There is no evidence (or biological plausibility) behind some of the wilder claims that we've heard and seen online about the vaccine causing long-term, hidden harm. These allegations mirror the talking points of the anti-vaccine movement. More importantly, they simply are not based in scientific reality.
The mRNA just serves as a blueprint for a little piece of protein that stimulates the immune system, is quickly broken down by the body, and it is physically impossible for it to be incorporated into our underlying genetic material.
People with autoimmune disorders were included in the trials, and no increased flares were observed; there is also no potential for their increasing autoimmune disorders, long-term. (If anything, the risk of catching SARS-CoV-2, which causes massive interferon release, should be more concerning to those at risk of autoimmune disease.) We are disheartened by these allegations, but also committed to overturning them with scientific truth.
Most side effects of vaccines show up within days, or at most a few weeks. Trial participants have been monitored for two months or longer. These products are safe, both for us and for our families and patients. From our perspective, the likelihood of harm from Covid-19, in both the short and long term, far outweighs the small potential risks from the Pfizer and Moderna vaccines.
It is critical that no one overpromises on the vaccine. It does not cure -- it prevents, and even then, it only reliably prevents infection after the second dose has been received. We don't currently know how effective it is in preventing asymptomatic transmission. Infection transmission prevention measures (such as masks) must continue for months to come. It is also not fully clear how the logistics of vaccine deployment will play out from state to state.
But at the end of the day, in a year in which we have lost on many fronts, the consistent reported efficacy of these first Covid-19 vaccines is an incredible good fortune.
Vaccines are, perhaps, the greatest miracle of modern medicine. Over the past century, they have had a major role in transforming the life expectancy of the global population, thanks to the acceptance, rather than skepticism, of the general public. And they will continue to help us if we let them.
As ER doctors, we have been firsthand witnesses to the horrible effects of this virus. Getting to herd immunity via a devastating down payment of mass illness and deaths is not an option our society can or should bear. Vaccines -- and these vaccines, in particular -- provide a much safer route, with more consistent and long-lasting immunity.
All of this is why we are eager to take our place in line to get our shots -- to protect ourselves, our patients and our families.
It is important to acknowledge the privilege that we have of being able to trust science without the backdrop of sustained experiences of discrimination and systemic harms. The abuses of big pharma and the corporatization of medicine in the United States have driven a wedge between the general population and medical advances, and all the more so for groups who are marginalized or discriminated against.
People who have been guinea pigs for science, whose past contacts with health care have been deeply embedded with racism and bigotry, cannot be expected to trust the medical research complex overnight. "Trust us; it's safe" is a thin promise in the context of people's life experiences.

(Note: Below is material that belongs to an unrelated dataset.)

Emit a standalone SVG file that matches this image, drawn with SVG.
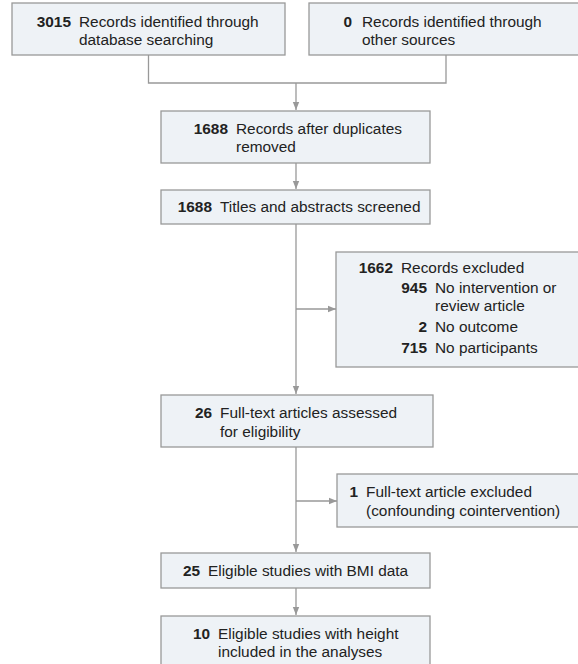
<svg xmlns="http://www.w3.org/2000/svg" width="578" height="664" viewBox="0 0 578 664">
<style>
.box{fill:#eef2f6;stroke:#999;stroke-width:1.3}
.ln{fill:none;stroke:#999;stroke-width:1.3}
text{font-family:"Liberation Sans",Arial,sans-serif;font-size:15.4px;fill:#222}
.n{font-weight:bold;text-anchor:end}
</style>
<defs>
<marker id="ah" viewBox="0 0 10 10" refX="10" refY="5" markerWidth="8" markerHeight="8" markerUnits="userSpaceOnUse" orient="auto">
<path d="M0,1 L10,5 L0,9 z" fill="#999"/>
</marker>
</defs>
<g id="connectors">
<polyline class="ln" points="148.5,55 148.5,83 446,83 446,55"/>
<line class="ln" x1="296" y1="83" x2="296" y2="110" marker-end="url(#ah)"/>
<line class="ln" x1="296" y1="163" x2="296" y2="189" marker-end="url(#ah)"/>
<line class="ln" x1="296" y1="224" x2="296" y2="394" marker-end="url(#ah)"/>
<line class="ln" x1="296" y1="309" x2="336" y2="309" marker-end="url(#ah)"/>
<line class="ln" x1="296" y1="447" x2="296" y2="552" marker-end="url(#ah)"/>
<line class="ln" x1="296" y1="501" x2="337" y2="501" marker-end="url(#ah)"/>
<line class="ln" x1="296" y1="588" x2="296" y2="615" marker-end="url(#ah)"/>
</g>
<g id="n1">
<rect class="box" x="12" y="3" width="273" height="52"/>
<text class="n" x="71" y="27">3015</text>
<text x="79" y="27">Records identified through</text>
<text x="79" y="45">database searching</text>
</g>
<g id="n2">
<rect class="box" x="309" y="3" width="275" height="52"/>
<text class="n" x="352" y="27">0</text>
<text x="362" y="27">Records identified through</text>
<text x="362" y="45">other sources</text>
</g>
<g id="n3">
<rect class="box" x="161" y="111" width="269" height="52"/>
<text class="n" x="228" y="134">1688</text>
<text x="236" y="134">Records after duplicates</text>
<text x="236" y="152">removed</text>
</g>
<g id="n4">
<rect class="box" x="161" y="190" width="269" height="34"/>
<text class="n" x="212" y="212">1688</text>
<text x="220" y="212">Titles and abstracts screened</text>
</g>
<g id="n5">
<rect class="box" x="336" y="252" width="248" height="115"/>
<text class="n" x="393" y="273">1662</text>
<text x="401" y="273">Records excluded</text>
<text class="n" x="427" y="293">945</text>
<text x="435" y="293">No intervention or</text>
<text x="435" y="311">review article</text>
<text class="n" x="427" y="332">2</text>
<text x="435" y="332">No outcome</text>
<text class="n" x="427" y="353">715</text>
<text x="435" y="353">No participants</text>
</g>
<g id="n6">
<rect class="box" x="161" y="395" width="272" height="52"/>
<text class="n" x="212" y="418">26</text>
<text x="220" y="418">Full-text articles assessed</text>
<text x="220" y="437">for eligibility</text>
</g>
<g id="n7">
<rect class="box" x="337" y="474" width="247" height="53"/>
<text class="n" x="358" y="497">1</text>
<text x="366" y="497">Full-text article excluded</text>
<text x="366" y="516">(confounding cointervention)</text>
</g>
<g id="n8">
<rect class="box" x="161" y="553" width="269" height="35"/>
<text class="n" x="200" y="576">25</text>
<text x="208" y="576">Eligible studies with BMI data</text>
</g>
<g id="n9">
<rect class="box" x="161" y="616" width="269" height="52"/>
<text class="n" x="210" y="639">10</text>
<text x="218" y="639">Eligible studies with height</text>
<text x="218" y="657">included in the analyses</text>
</g>
</svg>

Simply because some health care professionals see the vaccine as a beneficial preventive measure doesn't mean that everyone can see it that way. We believe that the vaccines should be distributed with full consciousness at every level of the inequities embedded in health care and in the pandemic itself. We must commit to fighting for equitable access to other Covid resources for vulnerable communities, concurrent with vaccine recommendation, to mitigate pandemic impact on all possible fronts.